Net Neutrality Links
I’ve added these links to the Net Neutrality Page today.
Rocco Commisso, CEO of New York-based Mediacom Communications, delivered the latest commentary in the ongoing Net neutrality fray at an annual Washington, D.C., summit organized by the American Cable Association, a lobbying group for small and medium-size independent cable companies. Mediacom, which bills itself as the nation’s eighth-largest cable television provider, counts 1.5 million basic-cable subscribers across 23 states, according to its Web site.
“I think what the phone industry’s saying and what we’re saying is we’ve made an investment, and I don’t think the government should be coming and telling us how we can work that infrastructure, simple as that,” [Rocco] Commisso said during a panel discussion about issues faced by companies like his, adding, “Why don’t they go and tell the oil companies what they should charge for their damn gas?”

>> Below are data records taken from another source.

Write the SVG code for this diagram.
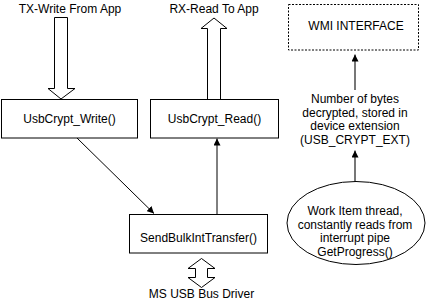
<svg xmlns="http://www.w3.org/2000/svg" width="428" height="302" viewBox="0 0 428 302">
  <style>
    text { font-family: "Liberation Sans", Arial, sans-serif; font-size: 12px; fill: #000; text-anchor: middle; }
    .box { fill: #fff; stroke: #000; stroke-width: 1; }
    .dash { fill: #fff; stroke: #000; stroke-width: 1; stroke-dasharray: 2 1.5; }
    .hollow { fill: #fff; stroke: #000; stroke-width: 1; stroke-linejoin: miter; }
    .link { fill: none; stroke: #000; stroke-width: 1; }
    .gray { fill: none; stroke: #555; stroke-width: 1.6; }
  </style>
  <defs>
    <marker id="arrow" viewBox="0 0 10 10" refX="10" refY="5" markerWidth="7" markerHeight="7" markerUnits="userSpaceOnUse" orient="auto">
      <path d="M0,0 L10,5 L0,10 Z" fill="#000"/>
    </marker>
  </defs>
  <rect width="428" height="302" fill="#fff"/>

  <!-- application-side labels -->
  <text x="70" y="13">TX-Write From App</text>
  <text x="214" y="13">RX-Read To App</text>

  <!-- hollow flow arrows and connectors -->
  <g id="connectors">
    <!-- write data coming down from the app -->
    <path class="hollow" d="M54.5,17.5 H67.5 V88.5 H75 L61,99 L48,88.5 H54.5 Z"/>
    <!-- read data going up to the app -->
    <path class="hollow" d="M207.5,100 V28.5 H201 L214,18 L227,28.5 H220.5 V100"/>
    <!-- bus driver exchange -->
    <path class="hollow" d="M201.5,258.5 L215,268.5 H207.5 V277.5 H215 L201.5,287.5 L188,277.5 H195.5 V268.5 H188 Z"/>
    <!-- write -> bulk transfer -->
    <line class="link" x1="77" y1="138" x2="154" y2="213.5" marker-end="url(#arrow)"/>
    <!-- bulk transfer -> read -->
    <line class="link" x1="217" y1="214.5" x2="217" y2="138.5" marker-end="url(#arrow)"/>
    <!-- progress thread -> status text -->
    <line class="gray" x1="355" y1="182" x2="355" y2="150.5" marker-end="url(#arrow)"/>
    <!-- status text -> WMI -->
    <line class="gray" x1="355" y1="90" x2="355" y2="54.5" marker-end="url(#arrow)"/>
  </g>

  <g id="usbcrypt-write">
    <rect class="box" x="1.5" y="99.5" width="136" height="38.5"/>
    <text x="69.5" y="123">UsbCrypt_Write()</text>
  </g>

  <g id="usbcrypt-read">
    <rect class="box" x="150.5" y="99.5" width="128" height="38.5"/>
    <text x="214.5" y="123">UsbCrypt_Read()</text>
  </g>

  <g id="send-bulk">
    <rect class="box" x="129.5" y="214.5" width="138" height="38.5"/>
    <text x="198.5" y="242">SendBulkIntTransfer()</text>
  </g>

  <g id="bus-driver">
    <text x="201.5" y="298">MS USB Bus Driver</text>
  </g>

  <g id="wmi">
    <rect class="dash" x="288.5" y="4.5" width="130" height="45.5"/>
    <text x="356" y="30">WMI INTERFACE</text>
  </g>

  <g id="status">
    <text x="355" y="103">Number of bytes</text>
    <text x="355" y="116.5">decrypted, stored in</text>
    <text x="355" y="130">device extension</text>
    <text x="355" y="143.5">(USB_CRYPT_EXT)</text>
  </g>

  <g id="work-item">
    <ellipse class="box" cx="356" cy="223" rx="69" ry="41.5"/>
    <text x="355" y="215">Work Item thread,</text>
    <text x="355" y="228.5">constantly reads from</text>
    <text x="355" y="242">interrupt pipe</text>
    <text x="355" y="255.5">GetProgress()</text>
  </g>
</svg>
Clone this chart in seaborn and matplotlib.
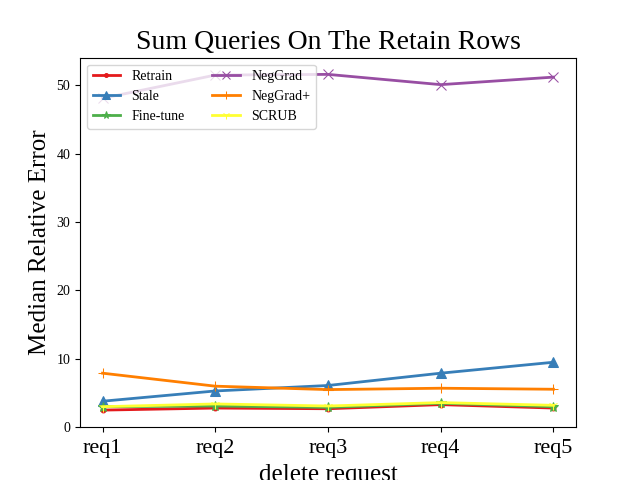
import matplotlib
matplotlib.use("Agg")
import matplotlib.pyplot as plt
import seaborn as sns
import pandas as pd

requests = ["req1", "req2", "req3", "req4", "req5"]
retrain = [2.5, 2.8, 2.7, 3.3, 2.8]
stale = [3.8, 5.3, 6.1, 7.9, 9.5]
fine_tune = [3.0, 3.1, 2.9, 3.5, 3.0]
neg_grad = [48.1, 51.5, 51.6, 50.1, 51.2]
neg_grad_plus = [7.9, 6.0, 5.5, 5.7, 5.55]
scrub = [3.0, 3.4, 3.1, 3.6, 3.2]

methods = ["Retrain", "Stale", "Fine-tune", "NegGrad", "NegGrad+", "SCRUB"]
series = [retrain, stale, fine_tune, neg_grad, neg_grad_plus, scrub]
markers = [".", "^", "*", "x", "+", "1"]


def main():
    rows = []
    for name, vals in zip(methods, series):
        for r, v in zip(requests, vals):
            rows.append({"request": r, "error": v, "method": name})
    data = pd.DataFrame(rows)

    plt.rcParams['font.family'] = ['Liberation Serif', 'DejaVu Serif']
    palette = sns.color_palette("Set1", 6)

    fig, ax = plt.subplots(figsize=(6.4, 4.8))
    for i, name in enumerate(methods):
        sub = data[data.method == name]
        sns.lineplot(x="request", y="error", data=sub, ax=ax, color=palette[i],
                     marker=markers[i], markersize=7, linewidth=2, label=name,
                     markeredgecolor=palette[i], sort=False)

    ax.set_ylim(bottom=0)
    ax.set_title("Sum Queries On The Retain Rows", fontsize=20)
    ax.set_xlabel("delete request", fontsize=18, labelpad=4)
    ax.set_ylabel("Median Relative Error", fontsize=18)
    ax.tick_params(axis="x", labelsize=16, pad=5)
    ax.tick_params(axis="y", labelsize=10)
    ax.legend(loc="upper left", ncol=2, fontsize=10, markerscale=0.8)
    fig.savefig("out.png", dpi=100)


if __name__ == '__main__':
    main()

Another interpretation to the plain language requiring a public purpose for right-of-way concessions does not exist. Does anyone believe government should grant public assets to private entities for private purposes? The loss of net neutrality changes the terms under which the Bells enjoy access to right-of-way. The non-neutral private network deployments associated with the Bell company broadband offers look like the non-common carrier networks of the cable companies.
As many as 600,000 letters from constituents related to the Net neutrality issue have streamed into the offices of congressional members since the House Energy and Commerce Committee’s recent approval of its own telecommunications bill, said Johanna Shelton, the committee’s Democratic counsel.
Rep. John Dingell, the committee’s senior Democrat, is still evaluating the best legislative approach but is “deeply concerned” about the potential for extra fees being imposed on Internet content and application providers and the subsequent effect on consumers, Shelton said.
“It would be unthinkable for the government to insert fees into the way the Internet is now, but yet there are a number of people who would be fine with private entities doing so and being able to selectively pick and choose and treat others differently for any reason they see fit,” she said.
Howard Waltzman, the committee’s chief counsel, viewed the House’s approach in a different light. He said the committee struck an appropriate balance with its bill by including language prohibiting the FCC from making new rules on Net neutrality but granting it the power to vet complaints of discrimination and impose penalties.